In relation to the assertion that the “proof of assumption” rule did not exist at common law, and the ALRC had deliberately decided not to include it in s79, Heydon J said:

The [ALRC’s] reasoning has misled both itself and some of its readers. A decision to refrain from including what was thought to be a rule which does not exist at common law does not demonstrate abolition of a rule which does in fact exist at common law.  The [ALRC] wrongly thought that there is no proof of assumption rule at common law. On that hypothesis, as the [ALRC] correctly saw, the question was whether it should recommend that the legislature should enact one, and it decided not to make that recommendation. In fact there is a proof of assumption rule at common law, and the question for the [ALRC] thus should have been whether to recommend that it be abolished by legislation. To abolish it by legislation would have called for specific language. The [ALRC’s] misapprehension of the common law, and hence of its task, has resulted in a failure to have enacted specific language ensuring that s79 tenders need not comply with a proof of assumption rule. 

There can be no doubt that Heydon J’s reference to “readers” being misled is directed towards Branson J’s complaint in Sydneywide Distributors Pty Ltd v Red Bull Australia Pty Ltd [2002] FCAFC 157 that Heydon J’s statement of the law in Makita was a “counsel of perfection”.  Heydon J’s rejection of that criticism was taken further in dealing with Branson J’s proposition that if “tenders depended on compliance with a proof of assumption rule, ‘the smooth running of trials involving expert evidence could be expected to be interrupted by the need to explore in detail, in the context of admissibility, matters more properly considered at the end of the trial in the context of the weight to be attributed to the evidence.’ "  In response, Heydon J said:

Those complaints overlook a key distinction. It is a distinction between the need for the party tendering an expert opinion to establish that the other evidence (tendered or yet to be tendered) taken at its highest is capable of supporting the expert’s factual assumptions, on the one hand, and, on the other hand, the need for the tendering party to persuade the trier of fact to accept that the evidence tendered to support the factual assumptions actually does support them. And it is necessary to set against any practical difficulties caused by the proof of assumption rule a competing consideration. That is whether the reception of evidence which turns out to be useless because the assumptions on which it rests are unproven does not create countervailing difficulties – costs burdens, unduly long trials, the risk of misleading the trier of fact, and unnecessary appeals.

Ultimately, Heydon J ruled Dr Basden’s evidence inadmissible on the same basis as the plurality, ie that Dr Basden had not demonstrated how his opinion was based upon his training, study or experience.
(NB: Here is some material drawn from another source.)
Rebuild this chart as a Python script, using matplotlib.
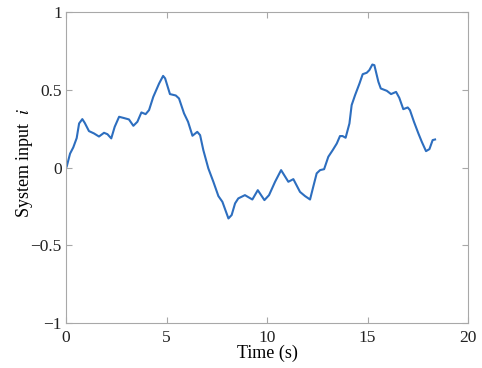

As a footnote, it should also be noted that the plurality overruled previous decisions of the NSW Court of Appeal that had held that the DDT was entitled, as a specialist tribunal, to take into account its experience in determining what caused Hawchar’s silicosis.

The plurality concluded, nonetheless, that despite the inadmissibility of Dr Basden’s quantitative opinion, and the trial judge’s incorrect use of his experience as a specialist tribunal, nonetheless the evidence was sufficient to uphold the finding of liability in Hawchar’s favour.

1 comment:

  1. I'm a forensic accounting student,that is, with no legal training or expertise. However, I found a clear explanation here about the issues steamed from this contention...Many thanks.